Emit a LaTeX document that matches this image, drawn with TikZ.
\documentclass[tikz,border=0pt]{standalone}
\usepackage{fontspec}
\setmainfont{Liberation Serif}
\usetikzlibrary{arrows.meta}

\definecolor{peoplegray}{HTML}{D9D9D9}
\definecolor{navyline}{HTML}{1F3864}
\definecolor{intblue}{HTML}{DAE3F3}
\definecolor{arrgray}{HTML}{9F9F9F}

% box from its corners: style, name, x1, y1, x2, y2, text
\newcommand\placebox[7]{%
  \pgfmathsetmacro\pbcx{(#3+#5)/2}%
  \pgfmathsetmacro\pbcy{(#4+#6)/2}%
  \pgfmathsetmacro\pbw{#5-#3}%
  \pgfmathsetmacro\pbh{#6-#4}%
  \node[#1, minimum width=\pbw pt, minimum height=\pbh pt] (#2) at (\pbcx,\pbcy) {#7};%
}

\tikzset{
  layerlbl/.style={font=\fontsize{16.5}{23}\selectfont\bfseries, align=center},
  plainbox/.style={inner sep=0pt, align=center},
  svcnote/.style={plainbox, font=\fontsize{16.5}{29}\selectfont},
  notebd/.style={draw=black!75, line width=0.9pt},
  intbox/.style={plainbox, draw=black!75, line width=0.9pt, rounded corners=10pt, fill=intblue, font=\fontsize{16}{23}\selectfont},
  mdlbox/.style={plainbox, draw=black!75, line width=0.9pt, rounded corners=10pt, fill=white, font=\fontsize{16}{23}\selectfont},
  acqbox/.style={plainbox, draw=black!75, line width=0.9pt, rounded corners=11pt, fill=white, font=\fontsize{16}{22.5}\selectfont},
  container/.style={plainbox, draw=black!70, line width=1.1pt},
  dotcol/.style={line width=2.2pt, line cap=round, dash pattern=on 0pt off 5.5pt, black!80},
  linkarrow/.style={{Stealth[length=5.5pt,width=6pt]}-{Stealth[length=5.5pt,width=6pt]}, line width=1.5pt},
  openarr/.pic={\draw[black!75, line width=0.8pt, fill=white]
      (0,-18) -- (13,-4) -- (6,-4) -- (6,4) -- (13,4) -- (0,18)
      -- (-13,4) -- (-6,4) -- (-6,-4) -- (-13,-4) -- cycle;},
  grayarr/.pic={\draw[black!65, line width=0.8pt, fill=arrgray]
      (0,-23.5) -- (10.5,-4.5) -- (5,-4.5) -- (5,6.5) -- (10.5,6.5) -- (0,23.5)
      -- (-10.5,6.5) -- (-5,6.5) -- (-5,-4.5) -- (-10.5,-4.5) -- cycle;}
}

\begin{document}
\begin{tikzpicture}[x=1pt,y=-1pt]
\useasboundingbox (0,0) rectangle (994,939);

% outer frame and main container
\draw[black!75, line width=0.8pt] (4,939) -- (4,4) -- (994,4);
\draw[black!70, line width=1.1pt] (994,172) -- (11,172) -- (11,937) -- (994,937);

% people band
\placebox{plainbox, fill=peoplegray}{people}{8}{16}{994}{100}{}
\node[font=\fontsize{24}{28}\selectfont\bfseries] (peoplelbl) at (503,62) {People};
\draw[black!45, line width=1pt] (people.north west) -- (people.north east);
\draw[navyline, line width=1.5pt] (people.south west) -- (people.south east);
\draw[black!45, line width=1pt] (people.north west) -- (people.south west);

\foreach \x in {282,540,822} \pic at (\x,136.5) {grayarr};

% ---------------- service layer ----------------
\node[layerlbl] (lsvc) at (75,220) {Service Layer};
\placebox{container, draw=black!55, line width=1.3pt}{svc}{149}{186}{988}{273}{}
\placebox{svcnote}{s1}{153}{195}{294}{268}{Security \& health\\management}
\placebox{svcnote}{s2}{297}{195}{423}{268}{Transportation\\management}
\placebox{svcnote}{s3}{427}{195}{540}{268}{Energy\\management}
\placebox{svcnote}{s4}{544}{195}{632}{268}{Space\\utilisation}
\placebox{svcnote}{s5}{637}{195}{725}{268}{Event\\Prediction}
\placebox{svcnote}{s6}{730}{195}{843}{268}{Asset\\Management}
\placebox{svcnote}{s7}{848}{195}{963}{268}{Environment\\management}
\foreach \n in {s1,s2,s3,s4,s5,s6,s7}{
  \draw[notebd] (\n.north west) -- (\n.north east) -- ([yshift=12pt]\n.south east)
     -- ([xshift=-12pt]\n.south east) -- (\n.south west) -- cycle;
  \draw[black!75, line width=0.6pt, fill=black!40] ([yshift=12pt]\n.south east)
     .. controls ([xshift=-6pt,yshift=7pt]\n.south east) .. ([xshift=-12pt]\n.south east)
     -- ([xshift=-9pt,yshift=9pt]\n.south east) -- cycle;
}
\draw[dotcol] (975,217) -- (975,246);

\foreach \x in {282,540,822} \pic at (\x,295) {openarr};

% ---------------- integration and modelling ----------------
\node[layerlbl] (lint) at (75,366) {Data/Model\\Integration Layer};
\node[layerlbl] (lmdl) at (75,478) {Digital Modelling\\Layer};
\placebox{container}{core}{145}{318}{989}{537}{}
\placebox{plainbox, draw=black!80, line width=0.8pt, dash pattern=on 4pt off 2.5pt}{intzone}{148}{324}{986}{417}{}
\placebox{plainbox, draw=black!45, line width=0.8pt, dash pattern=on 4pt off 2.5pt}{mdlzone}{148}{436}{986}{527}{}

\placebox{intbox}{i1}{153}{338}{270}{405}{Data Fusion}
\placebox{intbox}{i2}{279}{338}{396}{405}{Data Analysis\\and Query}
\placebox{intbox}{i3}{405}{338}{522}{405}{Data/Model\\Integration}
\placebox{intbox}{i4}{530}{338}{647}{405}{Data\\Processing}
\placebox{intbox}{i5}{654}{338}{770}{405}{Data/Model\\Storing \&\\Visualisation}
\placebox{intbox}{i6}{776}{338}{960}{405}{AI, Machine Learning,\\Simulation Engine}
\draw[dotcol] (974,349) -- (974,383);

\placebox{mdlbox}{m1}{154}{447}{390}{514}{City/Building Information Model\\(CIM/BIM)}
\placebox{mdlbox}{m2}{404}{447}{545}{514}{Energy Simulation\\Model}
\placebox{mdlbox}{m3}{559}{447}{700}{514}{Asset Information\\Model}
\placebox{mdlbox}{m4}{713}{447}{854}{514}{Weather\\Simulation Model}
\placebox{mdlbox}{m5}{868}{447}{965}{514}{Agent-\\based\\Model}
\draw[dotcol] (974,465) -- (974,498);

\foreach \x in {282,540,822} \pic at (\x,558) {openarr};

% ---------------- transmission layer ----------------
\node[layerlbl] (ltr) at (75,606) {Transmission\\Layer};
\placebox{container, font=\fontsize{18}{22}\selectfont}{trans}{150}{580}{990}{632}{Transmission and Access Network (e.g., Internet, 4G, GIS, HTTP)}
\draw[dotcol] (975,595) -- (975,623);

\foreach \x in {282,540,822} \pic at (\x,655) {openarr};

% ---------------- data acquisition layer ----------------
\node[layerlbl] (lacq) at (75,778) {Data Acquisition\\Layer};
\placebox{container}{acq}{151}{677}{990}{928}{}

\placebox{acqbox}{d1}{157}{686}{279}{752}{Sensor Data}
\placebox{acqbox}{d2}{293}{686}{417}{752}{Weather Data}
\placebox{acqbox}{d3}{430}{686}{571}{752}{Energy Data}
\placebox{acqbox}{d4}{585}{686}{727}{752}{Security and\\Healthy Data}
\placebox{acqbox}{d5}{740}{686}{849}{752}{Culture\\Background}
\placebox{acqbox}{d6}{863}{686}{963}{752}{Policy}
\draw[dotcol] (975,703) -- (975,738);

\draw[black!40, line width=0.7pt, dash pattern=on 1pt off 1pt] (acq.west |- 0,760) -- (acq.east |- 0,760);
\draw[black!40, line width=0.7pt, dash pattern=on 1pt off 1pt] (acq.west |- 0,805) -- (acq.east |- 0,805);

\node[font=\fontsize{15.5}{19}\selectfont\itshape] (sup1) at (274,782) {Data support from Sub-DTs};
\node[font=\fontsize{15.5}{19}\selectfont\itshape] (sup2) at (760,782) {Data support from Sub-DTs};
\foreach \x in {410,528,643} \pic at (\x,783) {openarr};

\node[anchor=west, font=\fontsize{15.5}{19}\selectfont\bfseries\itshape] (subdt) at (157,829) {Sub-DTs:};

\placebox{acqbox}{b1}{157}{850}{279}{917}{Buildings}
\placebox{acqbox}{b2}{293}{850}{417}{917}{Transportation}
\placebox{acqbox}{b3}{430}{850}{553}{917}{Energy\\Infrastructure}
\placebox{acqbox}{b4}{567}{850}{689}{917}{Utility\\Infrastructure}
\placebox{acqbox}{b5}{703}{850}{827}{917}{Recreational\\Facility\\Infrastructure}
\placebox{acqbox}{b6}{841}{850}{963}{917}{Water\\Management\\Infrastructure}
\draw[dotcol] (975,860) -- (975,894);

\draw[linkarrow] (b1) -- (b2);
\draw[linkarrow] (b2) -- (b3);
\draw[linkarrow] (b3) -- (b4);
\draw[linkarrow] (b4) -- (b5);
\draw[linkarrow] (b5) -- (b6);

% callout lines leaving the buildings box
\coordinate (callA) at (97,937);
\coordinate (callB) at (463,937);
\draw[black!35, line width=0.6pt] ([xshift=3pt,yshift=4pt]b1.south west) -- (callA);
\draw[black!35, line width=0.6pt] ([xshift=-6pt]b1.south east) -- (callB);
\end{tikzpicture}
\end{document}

==

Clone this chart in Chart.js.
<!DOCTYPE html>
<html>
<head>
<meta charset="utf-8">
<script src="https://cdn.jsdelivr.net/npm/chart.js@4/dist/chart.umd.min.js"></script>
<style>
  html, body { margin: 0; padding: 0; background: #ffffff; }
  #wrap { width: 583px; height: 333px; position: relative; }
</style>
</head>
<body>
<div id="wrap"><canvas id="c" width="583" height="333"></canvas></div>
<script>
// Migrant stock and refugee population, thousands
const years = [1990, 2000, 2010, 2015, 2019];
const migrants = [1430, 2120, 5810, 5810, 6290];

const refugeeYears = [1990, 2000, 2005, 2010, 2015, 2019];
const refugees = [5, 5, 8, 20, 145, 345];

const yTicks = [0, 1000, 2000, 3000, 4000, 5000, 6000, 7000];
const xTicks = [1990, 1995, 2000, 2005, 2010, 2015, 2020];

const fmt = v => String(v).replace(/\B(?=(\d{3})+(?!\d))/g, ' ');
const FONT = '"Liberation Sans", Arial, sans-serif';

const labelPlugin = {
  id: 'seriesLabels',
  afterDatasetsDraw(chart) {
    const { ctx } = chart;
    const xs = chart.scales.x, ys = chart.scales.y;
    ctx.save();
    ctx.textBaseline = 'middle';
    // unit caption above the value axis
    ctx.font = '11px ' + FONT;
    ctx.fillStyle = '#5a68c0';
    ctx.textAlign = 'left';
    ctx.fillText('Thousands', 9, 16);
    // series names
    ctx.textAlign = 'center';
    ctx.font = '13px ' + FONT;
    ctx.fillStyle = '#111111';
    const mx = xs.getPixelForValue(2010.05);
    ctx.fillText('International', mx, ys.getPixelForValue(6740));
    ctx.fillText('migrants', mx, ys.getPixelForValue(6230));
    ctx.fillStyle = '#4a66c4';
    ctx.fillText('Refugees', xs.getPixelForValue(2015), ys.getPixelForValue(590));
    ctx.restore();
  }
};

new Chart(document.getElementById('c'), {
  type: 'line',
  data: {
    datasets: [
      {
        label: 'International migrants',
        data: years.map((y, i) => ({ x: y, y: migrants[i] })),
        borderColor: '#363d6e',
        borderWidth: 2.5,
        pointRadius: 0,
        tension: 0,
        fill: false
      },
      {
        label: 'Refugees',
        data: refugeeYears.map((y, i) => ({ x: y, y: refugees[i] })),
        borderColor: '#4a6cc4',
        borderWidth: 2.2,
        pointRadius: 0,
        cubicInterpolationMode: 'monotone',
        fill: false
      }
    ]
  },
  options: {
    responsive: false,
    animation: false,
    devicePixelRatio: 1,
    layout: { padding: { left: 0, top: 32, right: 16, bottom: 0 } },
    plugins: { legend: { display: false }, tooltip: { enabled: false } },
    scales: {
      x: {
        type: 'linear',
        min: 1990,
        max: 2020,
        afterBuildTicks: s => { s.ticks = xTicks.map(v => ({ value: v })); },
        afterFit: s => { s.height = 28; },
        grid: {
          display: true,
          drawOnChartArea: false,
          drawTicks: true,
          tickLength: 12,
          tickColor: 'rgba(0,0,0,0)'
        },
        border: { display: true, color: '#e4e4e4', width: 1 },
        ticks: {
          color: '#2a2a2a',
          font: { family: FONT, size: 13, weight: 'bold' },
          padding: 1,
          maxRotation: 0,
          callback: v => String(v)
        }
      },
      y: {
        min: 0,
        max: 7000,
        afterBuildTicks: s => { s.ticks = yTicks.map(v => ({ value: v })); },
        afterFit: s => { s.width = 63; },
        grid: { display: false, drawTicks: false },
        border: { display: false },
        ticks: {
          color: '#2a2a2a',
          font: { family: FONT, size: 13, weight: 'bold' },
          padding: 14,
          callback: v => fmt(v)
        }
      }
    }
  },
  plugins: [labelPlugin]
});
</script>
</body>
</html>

* * *

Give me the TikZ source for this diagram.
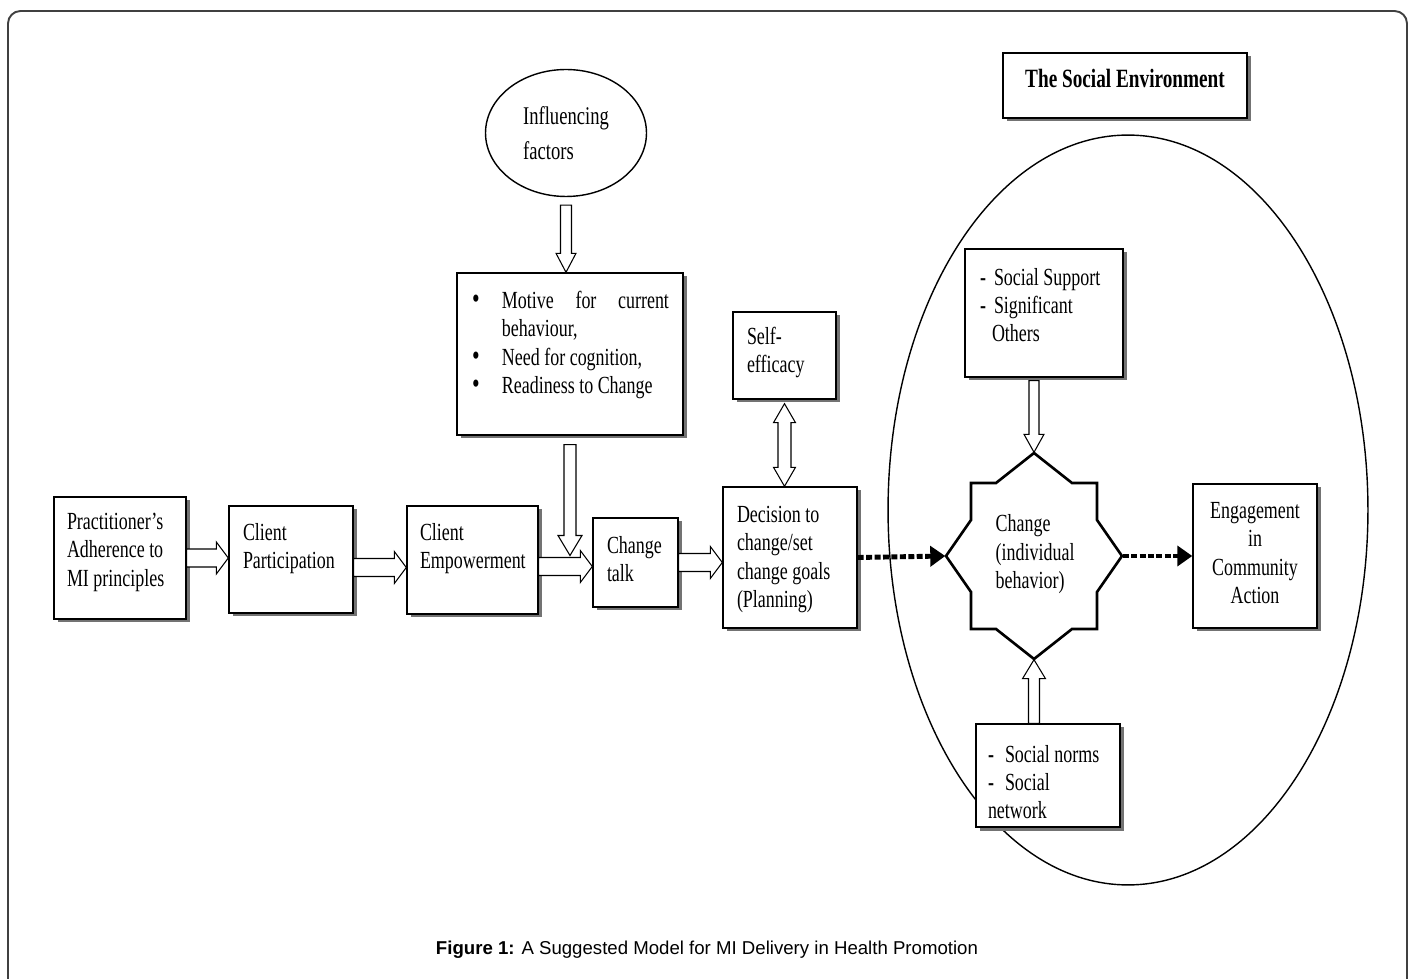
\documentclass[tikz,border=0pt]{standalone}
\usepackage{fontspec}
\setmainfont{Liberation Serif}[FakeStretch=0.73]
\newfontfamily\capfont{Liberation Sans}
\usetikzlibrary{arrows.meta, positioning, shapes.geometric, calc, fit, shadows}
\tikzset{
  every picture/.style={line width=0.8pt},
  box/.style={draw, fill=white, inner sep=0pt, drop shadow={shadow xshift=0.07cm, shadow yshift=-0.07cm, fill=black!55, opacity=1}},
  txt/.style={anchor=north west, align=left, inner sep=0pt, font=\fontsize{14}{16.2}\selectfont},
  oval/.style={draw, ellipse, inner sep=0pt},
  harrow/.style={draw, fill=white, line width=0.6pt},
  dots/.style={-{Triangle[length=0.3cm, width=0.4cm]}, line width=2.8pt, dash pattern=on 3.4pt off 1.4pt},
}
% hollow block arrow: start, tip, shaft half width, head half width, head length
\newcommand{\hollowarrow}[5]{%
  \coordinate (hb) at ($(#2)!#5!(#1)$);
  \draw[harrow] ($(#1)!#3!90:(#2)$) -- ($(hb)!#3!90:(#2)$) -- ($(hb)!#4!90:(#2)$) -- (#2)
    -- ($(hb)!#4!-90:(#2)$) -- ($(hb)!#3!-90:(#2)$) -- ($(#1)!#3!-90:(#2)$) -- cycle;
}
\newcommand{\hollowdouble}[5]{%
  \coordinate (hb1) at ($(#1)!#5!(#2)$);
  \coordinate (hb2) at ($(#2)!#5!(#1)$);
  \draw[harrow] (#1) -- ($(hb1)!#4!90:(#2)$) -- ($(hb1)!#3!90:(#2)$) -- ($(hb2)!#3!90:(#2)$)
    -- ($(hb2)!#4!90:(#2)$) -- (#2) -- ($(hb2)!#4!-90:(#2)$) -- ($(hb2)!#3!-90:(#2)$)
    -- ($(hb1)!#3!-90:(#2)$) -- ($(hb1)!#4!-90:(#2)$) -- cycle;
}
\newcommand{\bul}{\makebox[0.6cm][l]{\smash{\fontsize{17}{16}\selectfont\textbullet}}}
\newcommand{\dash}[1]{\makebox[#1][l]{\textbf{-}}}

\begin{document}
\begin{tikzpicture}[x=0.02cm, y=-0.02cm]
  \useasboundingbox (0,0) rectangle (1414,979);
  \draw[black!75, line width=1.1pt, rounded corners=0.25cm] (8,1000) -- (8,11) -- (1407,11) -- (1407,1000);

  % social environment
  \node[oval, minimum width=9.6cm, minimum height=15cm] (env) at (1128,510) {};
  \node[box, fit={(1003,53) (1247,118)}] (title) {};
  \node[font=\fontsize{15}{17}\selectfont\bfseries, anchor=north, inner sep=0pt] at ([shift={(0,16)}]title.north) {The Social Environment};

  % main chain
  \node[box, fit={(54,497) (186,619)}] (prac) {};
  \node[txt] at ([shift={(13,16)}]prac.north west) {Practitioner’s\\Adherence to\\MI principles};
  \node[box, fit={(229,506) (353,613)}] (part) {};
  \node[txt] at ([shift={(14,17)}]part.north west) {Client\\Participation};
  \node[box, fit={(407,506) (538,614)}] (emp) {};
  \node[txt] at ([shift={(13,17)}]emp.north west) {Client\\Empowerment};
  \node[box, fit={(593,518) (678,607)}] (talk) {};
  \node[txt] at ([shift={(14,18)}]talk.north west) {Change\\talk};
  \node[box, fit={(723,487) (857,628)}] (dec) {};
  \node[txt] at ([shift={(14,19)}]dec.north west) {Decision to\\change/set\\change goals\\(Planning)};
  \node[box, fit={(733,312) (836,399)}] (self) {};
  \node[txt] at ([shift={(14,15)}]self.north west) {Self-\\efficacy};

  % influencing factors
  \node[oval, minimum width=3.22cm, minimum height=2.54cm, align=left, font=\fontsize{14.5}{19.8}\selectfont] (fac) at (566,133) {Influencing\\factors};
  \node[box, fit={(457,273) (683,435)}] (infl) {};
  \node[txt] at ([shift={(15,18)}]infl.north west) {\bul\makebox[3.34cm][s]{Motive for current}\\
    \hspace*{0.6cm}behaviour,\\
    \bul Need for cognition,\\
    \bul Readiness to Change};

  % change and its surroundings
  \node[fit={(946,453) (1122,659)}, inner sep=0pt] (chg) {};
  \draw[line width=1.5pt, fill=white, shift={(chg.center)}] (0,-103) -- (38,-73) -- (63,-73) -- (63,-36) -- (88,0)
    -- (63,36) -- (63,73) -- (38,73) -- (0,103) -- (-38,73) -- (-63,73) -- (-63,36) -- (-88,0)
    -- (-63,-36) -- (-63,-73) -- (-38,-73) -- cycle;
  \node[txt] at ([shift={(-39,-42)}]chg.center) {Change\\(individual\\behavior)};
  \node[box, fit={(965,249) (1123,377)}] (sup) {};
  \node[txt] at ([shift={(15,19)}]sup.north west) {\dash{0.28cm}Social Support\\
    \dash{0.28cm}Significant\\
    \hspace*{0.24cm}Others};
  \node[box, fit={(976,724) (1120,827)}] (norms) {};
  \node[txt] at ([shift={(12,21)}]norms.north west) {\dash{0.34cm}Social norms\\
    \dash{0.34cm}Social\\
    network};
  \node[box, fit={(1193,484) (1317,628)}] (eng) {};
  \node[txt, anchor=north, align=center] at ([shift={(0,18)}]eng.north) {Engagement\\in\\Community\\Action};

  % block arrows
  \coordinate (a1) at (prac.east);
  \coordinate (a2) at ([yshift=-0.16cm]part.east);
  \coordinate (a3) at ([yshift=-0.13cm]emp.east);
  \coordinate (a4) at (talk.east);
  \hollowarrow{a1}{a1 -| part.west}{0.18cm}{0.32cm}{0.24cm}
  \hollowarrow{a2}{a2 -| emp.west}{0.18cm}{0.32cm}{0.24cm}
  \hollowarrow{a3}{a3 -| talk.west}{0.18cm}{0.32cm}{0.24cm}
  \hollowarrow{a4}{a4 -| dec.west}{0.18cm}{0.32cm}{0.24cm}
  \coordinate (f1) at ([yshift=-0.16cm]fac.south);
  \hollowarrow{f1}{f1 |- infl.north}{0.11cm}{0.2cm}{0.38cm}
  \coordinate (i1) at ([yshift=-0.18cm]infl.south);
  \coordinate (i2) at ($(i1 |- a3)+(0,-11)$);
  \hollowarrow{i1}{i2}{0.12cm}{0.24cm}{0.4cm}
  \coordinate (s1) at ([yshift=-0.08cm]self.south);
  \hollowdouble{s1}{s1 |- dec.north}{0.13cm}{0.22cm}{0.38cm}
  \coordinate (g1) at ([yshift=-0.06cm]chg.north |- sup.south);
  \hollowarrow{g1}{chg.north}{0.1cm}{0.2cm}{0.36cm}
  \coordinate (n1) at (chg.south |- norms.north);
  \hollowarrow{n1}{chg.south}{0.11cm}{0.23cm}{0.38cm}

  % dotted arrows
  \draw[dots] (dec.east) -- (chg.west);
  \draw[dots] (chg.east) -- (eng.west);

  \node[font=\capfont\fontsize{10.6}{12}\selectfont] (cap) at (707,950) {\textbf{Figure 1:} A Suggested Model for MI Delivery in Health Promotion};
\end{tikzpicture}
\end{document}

> SHORT TASK
Gather all lines of the records that include the word "this".

> COMPLETED EXERCISE
Emit a LaTeX document that matches this image, drawn with TikZ.
Clone this chart in Chart.js.
Give me the TikZ source for this diagram.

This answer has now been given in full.